17. There is merit in the argument forwarded by the learned counsel for the petitioner that his repeated cries that the order of injunction based on a consent order passed by the court below is being repeatedly flouted and violated are not being attended to. The court below ought to have disposed of those IAs filed under Order XXXIX Rule 2A CPC. At the same time, if any issue of maintainability is there, the court below shall raise it as a preliminary issue and shall hear that issue and also consider the earlier IAs filed by the petitioner herein and dispose it of.

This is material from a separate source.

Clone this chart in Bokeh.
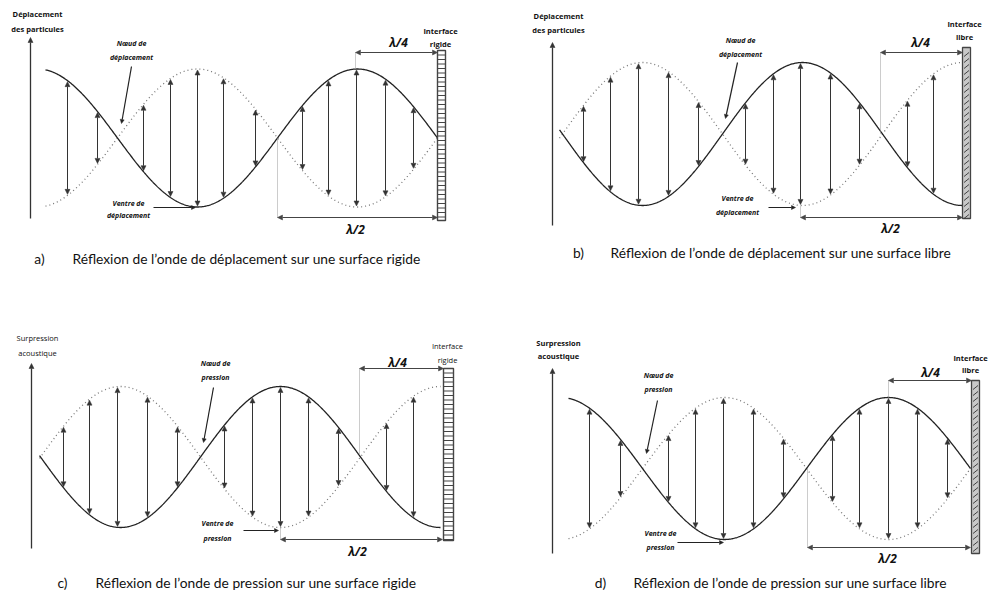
import numpy as np
from bokeh.plotting import figure
from bokeh.models import Range1d, Arrow, NormalHead, ColumnDataSource
from bokeh.core.properties import value
from bokeh.embed import file_html
from bokeh.resources import INLINE

# ---------------- data ----------------
# wave parameters: wavelength, amplitude, mid-line, wall position, start, wall type ("node"/"antinode")
A_WAVE = dict(lam=320, amp=69, mid=137.5, wall=437, start=45, kind="node")
B_WAVE = dict(lam=320, amp=71.5, mid=133.5, wall=962, start=559, kind="antinode")
C_WAVE = dict(lam=320, amp=70.5, mid=456.5, wall=440, start=39, kind="antinode")
D_WAVE = dict(lam=328, amp=71, mid=468, wall=970, start=568, kind="node")

A_ARROWS = [67, 97, 143, 170, 197, 223, 255, 302, 328, 356, 385, 413]
B_ARROWS = [583, 610, 638, 668, 698, 745, 773, 800, 830, 859, 907, 933]
C_ARROWS = [63, 89, 117, 147, 177, 224, 252, 280, 308, 338, 386, 413]
D_ARROWS = [589, 620, 668, 695, 723, 753, 783, 832, 859, 888, 917, 947]

A_TEXT = dict(axis=["Déplacement", "des particules"], node=["Nœud de", "déplacement"],
              belly=["Ventre de", "déplacement"], wall=["Interface", "rigide"],
              tag="a)", caption="Réflexion de l’onde de déplacement sur une surface rigide")
B_TEXT = dict(axis=["Déplacement", "des particules"], node=["Nœud de", "déplacement"],
              belly=["Ventre de", "déplacement"], wall=["Interface", "libre"],
              tag="b)", caption="Réflexion de l’onde de déplacement sur une surface libre")
C_TEXT = dict(axis=["Surpression", "acoustique"], node=["Nœud de", "pression"],
              belly=["Ventre de", "pression"], wall=["Interface", "rigide"],
              tag="c)", caption="Réflexion de l’onde de pression sur une surface rigide")
D_TEXT = dict(axis=["Surpression", "acoustique"], node=["Nœud de", "pression"],
              belly=["Ventre de", "pression"], wall=["Interface", "libre"],
              tag="d)", caption="Réflexion de l’onde de pression sur une surface libre")

# ---------------- layout ----------------
A_LAY = dict(axis=(30, 218, 37), axis_lbl=(37, 13, 28), axis_bold=True,
             wall=(437, 445, 50, 220), wall_type="rigid", wall_lbl=(440, 30, 43), wall_bold=True,
             q=(355, 437, 52, 68), q_lbl=(398, 42), h=(277, 437, 217, 137), h_lbl=(355, 229),
             node_lbl=(131, 43, 57), node_ptr=(131, 66, 121, 123),
             belly_lbl=(128, 203, 215), belly_ptr=(153, 207, 195, 207),
             tag=(39, 258), cap_x=72)
B_LAY = dict(axis=(552, 225, 42), axis_lbl=(558, 15, 29), axis_bold=True,
             wall=(962, 970, 47, 218), wall_type="free", wall_lbl=(964, 23, 36), wall_bold=True,
             q=(880, 962, 52, 133), q_lbl=(920, 42), h=(800, 962, 217, 205), h_lbl=(890, 228),
             node_lbl=(740, 40, 54), node_ptr=(737, 62, 725, 118),
             belly_lbl=(737, 198, 212), belly_ptr=(768, 207, 795, 207),
             tag=(578, 252), cap_x=610)
C_LAY = dict(axis=(31, 548, 363), axis_lbl=(37, 337, 352), axis_bold=False,
             wall=(443, 453, 368, 540), wall_type="rigid", wall_lbl=(447, 345, 359), wall_bold=False,
             q=(359, 443, 368, 454), q_lbl=(397, 362), h=(280, 442, 539, 527), h_lbl=(357, 551),
             node_lbl=(215, 363, 377), node_ptr=(213, 387, 203, 442),
             belly_lbl=(217, 523, 538), belly_ptr=(243, 530, 278, 530),
             tag=(62, 582), cap_x=95)
D_LAY = dict(axis=(552, 553, 368), axis_lbl=(558, 342, 355), axis_bold=True,
             wall=(971, 979, 380, 553), wall_type="free", wall_lbl=(970, 357, 369), wall_bold=True,
             q=(888, 971, 380, 397), q_lbl=(930, 372), h=(807, 970, 547, 468), h_lbl=(887, 558),
             node_lbl=(658, 375, 389), node_ptr=(657, 400, 646, 453),
             belly_lbl=(660, 533, 547), belly_ptr=(677, 542, 723, 542),
             tag=(600, 582), cap_x=633)

W, H = 990, 592
p = figure(width=W, height=H, x_range=Range1d(0, W), y_range=Range1d(H, 0),
           output_backend="svg", toolbar_location=None, min_border=0,
           x_axis_location=None, y_axis_location=None, outline_line_color=None,
           background_fill_color="white", border_fill_color="white")
p.grid.visible = False

SMALL = value("Open Sans")
CAP = value("Lato")


def wave(P, x):
    ph = 2 * np.pi * (np.asarray(x, float) - P["wall"]) / P["lam"]
    s = np.sin(ph) if P["kind"] == "node" else np.cos(ph)
    return P["mid"] + P["amp"] * s


def txt(x, y, t, size="7.5px", style="bold", align="center", color="#111", font=SMALL):
    p.text(x=x, y=y, text=t, text_font=font, text_font_size=size, text_font_style=style,
           text_align=align, text_baseline="middle", text_color=color)


def arrows(x0, y0, x1, y1, color, size, both=True, width=1.0):
    src = ColumnDataSource(dict(x0=list(x0), y0=list(y0), x1=list(x1), y1=list(y1)))
    head = lambda: NormalHead(size=size, fill_color=color, line_color=color, line_width=0.5)
    p.add_layout(Arrow(start=head() if both else None, end=head(), source=src,
                       x_start="x0", y_start="y0", x_end="x1", y_end="y1",
                       line_color=color, line_width=width))


def panel(P, AX, T, L):
    xs = np.linspace(P["start"], P["wall"], 500)
    solid = wave(P, xs)
    dotted = 2 * P["mid"] - solid
    p.line(xs, dotted, line_color="#777", line_width=1.3, line_dash="1 3")
    p.line(xs, solid, line_color="#222", line_width=1.3)

    # standing-wave arrows between the two envelopes
    ax = np.array(AX, float)
    ys = wave(P, ax)
    yd = 2 * P["mid"] - ys
    sgn = np.sign(yd - ys)
    arrows(ax, ys + sgn * 1.0, ax, yd - sgn * 1.0, "#333", 5)

    # vertical axis
    x, yb, yt = L["axis"]
    arrows([x], [yb], [x], [yt], "#333", 5, both=False, width=1.3)
    lx, l1, l2 = L["axis_lbl"]
    st = "bold" if L["axis_bold"] else "normal"
    txt([lx], [l1], [T["axis"][0]], style=st)
    txt([lx], [l2], [T["axis"][1]], style=st)

    # wall
    x0, x1, y0, y1 = L["wall"]
    if L["wall_type"] == "rigid":
        p.quad(left=[x0], right=[x1], top=[y0], bottom=[y1], fill_color="white",
               line_color="#444", line_width=1.4)
        yy = np.arange(y0 + 4.5, y1, 4.5)
        p.segment(x0=[x0] * len(yy), y0=yy, x1=[x1] * len(yy), y1=yy, line_color="#444", line_width=1.0)
    else:
        p.quad(left=[x0], right=[x1], top=[y0], bottom=[y1], fill_color="#c8c8c8",
               line_color="#444", line_width=1.3)
        yy = np.arange(y0 + 6, y1, 6)
        p.segment(x0=[x0 + 1.5] * len(yy), y0=yy + 3, x1=[x1 - 1.5] * len(yy), y1=yy - 1,
                  line_color="#333", line_width=0.9)
    wx, w1, w2 = L["wall_lbl"]
    st = "bold" if L["wall_bold"] else "normal"
    txt([wx], [w1], [T["wall"][0]], style=st)
    txt([wx], [w2], [T["wall"][1]], style=st)

    # lambda/4 dimension
    qa, qb, qy, qv = L["q"]
    p.segment(x0=[qa], y0=[qy], x1=[qa], y1=[qv], line_color="#999", line_width=1, line_dash="1 1")
    arrows([qa], [qy], [qb], [qy], "#444", 5)
    txt([L["q_lbl"][0]], [L["q_lbl"][1]], ["λ/4"], size="12px", style="bold italic")

    # lambda/2 dimension
    ha, hb, hy, hv = L["h"]
    p.segment(x0=[ha], y0=[hy], x1=[ha], y1=[hv], line_color="#999", line_width=1, line_dash="1 1")
    arrows([ha], [hy], [hb], [hy], "#444", 5)
    txt([L["h_lbl"][0]], [L["h_lbl"][1]], ["λ/2"], size="12px", style="bold italic")

    # node / antinode pointers
    nx, n1, n2 = L["node_lbl"]
    txt([nx], [n1], [T["node"][0]], size="7px", style="bold italic")
    txt([nx], [n2], [T["node"][1]], size="7px", style="bold italic")
    a0, b0, a1, b1 = L["node_ptr"]
    arrows([a0], [b0], [a1], [b1], "#222", 4, both=False, width=1.2)

    bx, v1, v2 = L["belly_lbl"]
    txt([bx], [v1], [T["belly"][0]], size="7px", style="bold italic")
    txt([bx], [v2], [T["belly"][1]], size="7px", style="bold italic")
    a0, b0, a1, b1 = L["belly_ptr"]
    arrows([a0], [b0], [a1], [b1], "#222", 4, both=False, width=1.2)

    # caption
    tx, ty = L["tag"]
    txt([tx], [ty], [T["tag"]], size="13.8px", style="normal", font=CAP)
    txt([L["cap_x"]], [ty], [T["caption"]], size="13.8px", style="normal", align="left", font=CAP)


panel(A_WAVE, A_ARROWS, A_TEXT, A_LAY)
panel(B_WAVE, B_ARROWS, B_TEXT, B_LAY)
panel(C_WAVE, C_ARROWS, C_TEXT, C_LAY)
panel(D_WAVE, D_ARROWS, D_TEXT, D_LAY)

open("out.html", "w").write(file_html(p, INLINE))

18. This Court has come to a strange situation wherein repeatedly the suits and appeals were permitted to be withdrawn by the petitioner on the ground of formal defect. What is permitted under the court under Order XXIII Rule 1(3) is to permit the plaintiff/plaintiffs to 'withdraw from the suit' and not the suit as such. When a suit is filed, it is the property of the court and not that of the party. A party cannot be permitted to withdraw a suit; at the most he can only be permitted to withdraw from the suit.

19. This Court is not expressing any opinion on the merits of the matter. This Court is of the view that this O.P. (Civil) can be disposed of by directing the court below to dispose of the IAs filed by the petitioner under Order XXXIX Rule 2A, as expeditiously as possible, at any rate, within a period of one month from the date of receipt of a copy of this judgment. Along with that question, the court below shall consider the question of maintainability of the suit as such and shall hear the parties on that issue also and dispose of that issue in accordance with law. 

O.P.(Civil) is disposed of accordingly.